I can guarantee you that no exec in charge of either place who uses the software is running it on anything older than three years, and probably not older than one. It’s a tax write off for them, they’ve got no incentive to hang with the peasants who only buy these things every four or five years.
Someone recently asked me offline which iPad model to buy for this EFB stuff. I said the answer is whichever one has the fastest processor and most RAM (not storage... RAM...), if you want to keep it four or five years MAX. Forget about screen size or anything else if you’re going for longevity.
Whatever the latest fastest processor and RAM is, just buy that will enough storage to hold the entire map set twice, for the few days of overlap from release until the FAA data goes active.
It’s rental software.

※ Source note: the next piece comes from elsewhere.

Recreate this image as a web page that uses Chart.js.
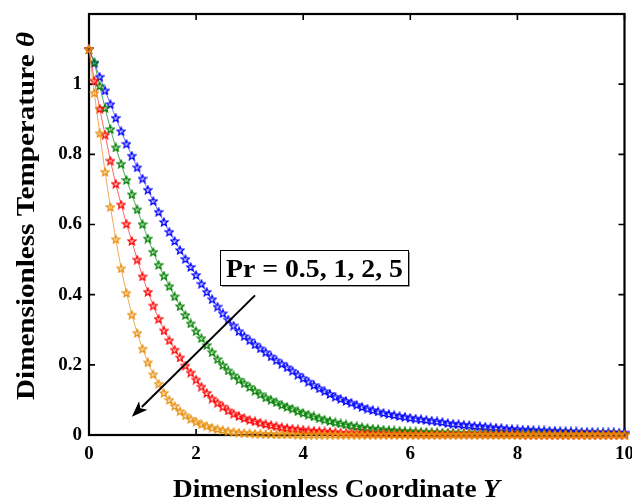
<!DOCTYPE html>
<html>
<head>
<meta charset="utf-8">
<script src="https://cdn.jsdelivr.net/npm/chart.js@4"></script>
<style>
    html, body { margin: 0; padding: 0; background: #fff; overflow: hidden; }
    #wrap { width: 632px; height: 501px; overflow: hidden; }
</style>
</head>
<body>
<div id="wrap"><canvas id="chart" width="642" height="501"></canvas></div>
<script>
// Y coordinate (x axis)
const yCoord = [
    0, 0.1, 0.2, 0.3, 0.4, 0.5, 0.6, 0.7, 0.8, 0.9,
    1, 1.1, 1.2, 1.3, 1.4, 1.5, 1.6, 1.7, 1.8, 1.9,
    2, 2.1, 2.2, 2.3, 2.4, 2.5, 2.6, 2.7, 2.8, 2.9,
    3, 3.1, 3.2, 3.3, 3.4, 3.5, 3.6, 3.7, 3.8, 3.9,
    4, 4.1, 4.2, 4.3, 4.4, 4.5, 4.6, 4.7, 4.8, 4.9,
    5, 5.1, 5.2, 5.3, 5.4, 5.5, 5.6, 5.7, 5.8, 5.9,
    6, 6.1, 6.2, 6.3, 6.4, 6.5, 6.6, 6.7, 6.8, 6.9,
    7, 7.1, 7.2, 7.3, 7.4, 7.5, 7.6, 7.7, 7.8, 7.9,
    8, 8.1, 8.2, 8.3, 8.4, 8.5, 8.6, 8.7, 8.8, 8.9,
    9, 9.1, 9.2, 9.3, 9.4, 9.5, 9.6, 9.7, 9.8, 9.9,
    10
];

// temperature, Pr = 0.5
const thetaPr05 = [
    1.100, 1.060, 1.021, 0.982, 0.943, 0.904, 0.866, 0.830, 0.796, 0.763,
    0.731, 0.699, 0.667, 0.636, 0.607, 0.579, 0.553, 0.527, 0.502, 0.479,
    0.456, 0.431, 0.408, 0.387, 0.366, 0.347, 0.329, 0.312, 0.296, 0.282,
    0.270, 0.258, 0.247, 0.236, 0.224, 0.213, 0.203, 0.193, 0.183, 0.172,
    0.162, 0.152, 0.142, 0.133, 0.125, 0.117, 0.109, 0.103, 0.097, 0.092,
    0.086, 0.080, 0.075, 0.071, 0.067, 0.063, 0.060, 0.057, 0.054, 0.052,
    0.049, 0.047, 0.045, 0.043, 0.041, 0.039, 0.037, 0.034, 0.032, 0.031,
    0.029, 0.028, 0.026, 0.025, 0.024, 0.022, 0.021, 0.020, 0.018, 0.017,
    0.016, 0.015, 0.015, 0.014, 0.013, 0.013, 0.012, 0.012, 0.011, 0.011,
    0.010, 0.010, 0.009, 0.009, 0.009, 0.008, 0.008, 0.008, 0.008, 0.007,
    0.007
];

// Pr = 1
const thetaPr1 = [
    1.100, 1.062, 0.995, 0.932, 0.872, 0.820, 0.773, 0.727, 0.686, 0.643,
    0.601, 0.560, 0.522, 0.485, 0.454, 0.424, 0.395, 0.367, 0.342, 0.318,
    0.296, 0.276, 0.256, 0.236, 0.216, 0.199, 0.184, 0.170, 0.158, 0.147,
    0.137, 0.126, 0.116, 0.107, 0.100, 0.093, 0.086, 0.080, 0.075, 0.068,
    0.063, 0.058, 0.053, 0.048, 0.044, 0.040, 0.036, 0.033, 0.030, 0.027,
    0.025, 0.022, 0.020, 0.018, 0.017, 0.015, 0.014, 0.013, 0.012, 0.011,
    0.010, 0.010, 0.009, 0.009, 0.008, 0.008, 0.007, 0.007, 0.007, 0.006,
    0.006, 0.006, 0.005, 0.005, 0.005, 0.005, 0.004, 0.004, 0.004, 0.004,
    0.004, 0.004, 0.004, 0.004, 0.004, 0.004, 0.003, 0.003, 0.003, 0.003,
    0.003, 0.003, 0.003, 0.003, 0.003, 0.003, 0.003, 0.003, 0.003, 0.003,
    0.003
];

// Pr = 2
const thetaPr2 = [
    1.100, 1.010, 0.930, 0.856, 0.782, 0.716, 0.657, 0.602, 0.553, 0.500,
    0.452, 0.408, 0.369, 0.331, 0.298, 0.270, 0.243, 0.221, 0.198, 0.178,
    0.158, 0.138, 0.120, 0.104, 0.092, 0.081, 0.070, 0.061, 0.054, 0.048,
    0.043, 0.039, 0.035, 0.031, 0.028, 0.025, 0.022, 0.020, 0.018, 0.016,
    0.015, 0.013, 0.012, 0.011, 0.010, 0.009, 0.008, 0.007, 0.006, 0.006,
    0.005, 0.005, 0.004, 0.004, 0.004, 0.004, 0.003, 0.003, 0.003, 0.003,
    0.003, 0.002, 0.002, 0.002, 0.002, 0.002, 0.002, 0.002, 0.002, 0.002,
    0.002, 0.002, 0.002, 0.002, 0.002, 0.002, 0.002, 0.002, 0.002, 0.002,
    0.002, 0.001, 0.001, 0.001, 0.001, 0.001, 0.001, 0.001, 0.001, 0.001,
    0.001, 0.001, 0.001, 0.001, 0.001, 0.001, 0.001, 0.001, 0.001, 0.001,
    0.001
];

// Pr = 5
const thetaPr5 = [
    1.100, 0.975, 0.860, 0.750, 0.650, 0.558, 0.475, 0.405, 0.343, 0.291,
    0.246, 0.207, 0.173, 0.146, 0.120, 0.100, 0.083, 0.068, 0.056, 0.046,
    0.038, 0.031, 0.026, 0.021, 0.017, 0.014, 0.011, 0.009, 0.007, 0.006,
    0.005, 0.004, 0.004, 0.003, 0.003, 0.002, 0.002, 0.002, 0.002, 0.001,
    0.001, 0.001, 0.001, 0.001, 0.001, 0.001, 0.001, 0.001, 0.001, 0.001,
    0.001, 0.001, 0.001, 0.001, 0.001, 0.001, 0.001, 0.001, 0.001, 0.001,
    0.001, 0.001, 0.001, 0.001, 0.001, 0.001, 0.001, 0.001, 0.001, 0.001,
    0.001, 0.001, 0.001, 0.001, 0.001, 0.001, 0.001, 0.001, 0.001, 0.001,
    0.001, 0.001, 0.001, 0.001, 0.001, 0.001, 0.001, 0.001, 0.001, 0.001,
    0.001, 0.001, 0.001, 0.001, 0.001, 0.001, 0.001, 0.001, 0.001, 0.001,
    0.001
];

const xTicks = [0, 2, 4, 6, 8, 10];
const yTicks = [0, 0.2, 0.4, 0.6, 0.8, 1];

// annotation: arrow from (Y, theta) to (Y, theta)
const arrowFrom = [3.10, 0.398];
const arrowTo = [0.80, 0.052];
const noteText = 'Pr = 0.5, 1, 2, 5';

const SERIF = "'Liberation Serif', 'Times New Roman', serif";

// pentagram marker
function starMarker(color) {
    const c = document.createElement('canvas');
    c.width = 10; c.height = 10;
    const g = c.getContext('2d');
    g.strokeStyle = color;
    g.lineWidth = 1.4;
    g.beginPath();
    for (let i = 0; i < 10; i++) {
        const r = i % 2 === 0 ? 4.0 : 1.8;
        const a = -Math.PI / 2 + i * Math.PI / 5;
        const px = 5 + r * Math.cos(a), py = 5.4 + r * Math.sin(a);
        if (i === 0) g.moveTo(px, py); else g.lineTo(px, py);
    }
    g.closePath();
    g.stroke();
    return c;
}

function series(values, color, line, order) {
    return {
        data: values,
        borderColor: line,
        borderWidth: 1,
        pointStyle: starMarker(color),
        pointRadius: 4,
        tension: 0,
        clip: false,
        order: order
    };
}

// box + inward ticks on all four sides
const frame = {
    id: 'frame',
    beforeDatasetsDraw(chart) {
        const { ctx, chartArea: a, scales: { x, y } } = chart;
        ctx.save();
        ctx.strokeStyle = '#000';
        ctx.lineWidth = 1.6;
        ctx.beginPath();
        xTicks.forEach(v => {
            const px = x.getPixelForValue(v);
            ctx.moveTo(px, a.bottom); ctx.lineTo(px, a.bottom - 6);
            ctx.moveTo(px, a.top); ctx.lineTo(px, a.top + 6);
        });
        yTicks.forEach(v => {
            const py = y.getPixelForValue(v);
            ctx.moveTo(a.left, py); ctx.lineTo(a.left + 6, py);
            ctx.moveTo(a.right, py); ctx.lineTo(a.right - 6, py);
        });
        ctx.stroke();
        ctx.lineWidth = 2.2;
        ctx.strokeRect(a.left, a.top, a.right - a.left, a.bottom - a.top);
        ctx.restore();
    },
    afterDatasetsDraw(chart) {
        const { ctx, scales: { x, y } } = chart;
        ctx.save();
        // arrow
        const x0 = x.getPixelForValue(arrowFrom[0]), y0 = y.getPixelForValue(arrowFrom[1]);
        const x1 = x.getPixelForValue(arrowTo[0]), y1 = y.getPixelForValue(arrowTo[1]);
        const ang = Math.atan2(y1 - y0, x1 - x0);
        const hl = 16, hw = 6;
        ctx.strokeStyle = '#000';
        ctx.fillStyle = '#000';
        ctx.lineWidth = 2;
        ctx.beginPath();
        ctx.moveTo(x0, y0);
        ctx.lineTo(x1 - (hl - 2) * Math.cos(ang), y1 - (hl - 2) * Math.sin(ang));
        ctx.stroke();
        ctx.beginPath();
        ctx.moveTo(x1, y1);
        ctx.lineTo(x1 - hl * Math.cos(ang) + hw * Math.sin(ang), y1 - hl * Math.sin(ang) - hw * Math.cos(ang));
        ctx.lineTo(x1 - (hl - 4) * Math.cos(ang), y1 - (hl - 4) * Math.sin(ang));
        ctx.lineTo(x1 - hl * Math.cos(ang) - hw * Math.sin(ang), y1 - hl * Math.sin(ang) + hw * Math.cos(ang));
        ctx.closePath();
        ctx.fill();

        // label box
        const bx = 220, by = 250, bw = 188, bh = 35;
        ctx.fillStyle = '#fff';
        ctx.fillRect(bx, by, bw, bh);
        ctx.strokeStyle = '#999';
        ctx.lineWidth = 1;
        ctx.beginPath();
        ctx.moveTo(bx + 2, by + bh + 1.5); ctx.lineTo(bx + bw + 1.5, by + bh + 1.5); ctx.lineTo(bx + bw + 1.5, by + 2);
        ctx.stroke();
        ctx.strokeStyle = '#000';
        ctx.strokeRect(bx + 0.5, by + 0.5, bw, bh);
        ctx.font = 'bold 26px ' + SERIF;
        ctx.fillStyle = '#000';
        ctx.textBaseline = 'alphabetic';
        const tw = ctx.measureText(noteText).width;
        ctx.translate(bx + 6, by + 27);
        ctx.scale(177 / tw, 1);
        ctx.fillText(noteText, 0, 0);
        ctx.restore();
    },
    afterDraw(chart) {
        const { ctx } = chart;
        ctx.save();
        ctx.fillStyle = '#000';
        ctx.textBaseline = 'alphabetic';
        const bold = 'bold 25px ' + SERIF, ital = 'italic bold 25px ' + SERIF;
        // x title
        ctx.font = bold;
        const xa = 'Dimensionless Coordinate ';
        const wa = ctx.measureText(xa).width;
        ctx.font = ital;
        const wb = ctx.measureText('Y').width;
        ctx.save();
        ctx.translate(173, 497);
        ctx.scale(327 / (wa + wb), 1);
        ctx.font = bold; ctx.fillText(xa, 0, 0);
        ctx.font = ital; ctx.fillText('Y', wa, 0);
        ctx.restore();
        // y title
        ctx.font = bold;
        const ya = 'Dimensionless Temperature ';
        const wc = ctx.measureText(ya).width;
        ctx.font = ital;
        const wd = ctx.measureText('\u03b8').width;
        ctx.save();
        ctx.translate(34, 400);
        ctx.rotate(-Math.PI / 2);
        ctx.scale(368 / (wc + wd), 1);
        ctx.font = bold; ctx.fillText(ya, 0, 0);
        ctx.font = ital; ctx.fillText('\u03b8', wc, 0);
        ctx.restore();
        ctx.restore();
    }
};

document.addEventListener('DOMContentLoaded', function () {
    const ctx = document.getElementById('chart').getContext('2d');
    new Chart(ctx, {
        type: 'line',
        data: {
            labels: yCoord,
            datasets: [
                series(thetaPr05, '#0000ff', 'rgba(60,60,255,0.75)', 3),
                series(thetaPr1, '#008000', 'rgba(30,140,30,0.75)', 2),
                series(thetaPr2, '#ff0000', 'rgba(255,50,50,0.75)', 1),
                series(thetaPr5, '#e8900f', 'rgba(235,150,40,0.8)', 0)
            ]
        },
        options: {
            responsive: false,
            animation: false,
            events: [],
            layout: { padding: { top: 14, left: 0, right: 0, bottom: 0 } },
            plugins: { legend: { display: false }, tooltip: { enabled: false } },
            scales: {
                x: {
                    type: 'linear',
                    min: 0,
                    max: 10,
                    grid: { display: false, drawTicks: false },
                    border: { display: false },
                    afterFit: s => { s.height = 66; },
                    afterBuildTicks: s => { s.ticks = xTicks.map(v => ({ value: v })); },
                    ticks: {
                        color: '#000',
                        padding: 8,
                        maxRotation: 0,
                        font: { family: SERIF, size: 19, weight: 'bold' }
                    }
                },
                y: {
                    min: 0,
                    max: 1.2,
                    grid: { display: false, drawTicks: false },
                    border: { display: false },
                    afterFit: s => { s.width = 89; s.paddingTop = 0; s.paddingBottom = 0; },
                    afterBuildTicks: s => { s.ticks = yTicks.map(v => ({ value: v })); },
                    ticks: {
                        color: '#000',
                        padding: 7,
                        font: { family: SERIF, size: 19, weight: 'bold' },
                        callback: v => String(Math.round(v * 10) / 10)
                    }
                }
            }
        },
        plugins: [frame]
    });
});
</script>
</body>
</html>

It will do nothing BUT bloat.
We used to time keypress-to-displayed times long long as part of QA, on the oldest hardware our support contract allowed. And we could be up a release if it broke a magic number, and sent it back to engineering for a fix. All we had to do is say it didn’t meet the responsiveness spec at the next change control board meeting and the entire software product would be red flagged for “no release allowed” status.
You won’t see that in modern software “engineering”. You just toss updates out until you have too many complaints on the older hardware and remove that hardware from the approved list.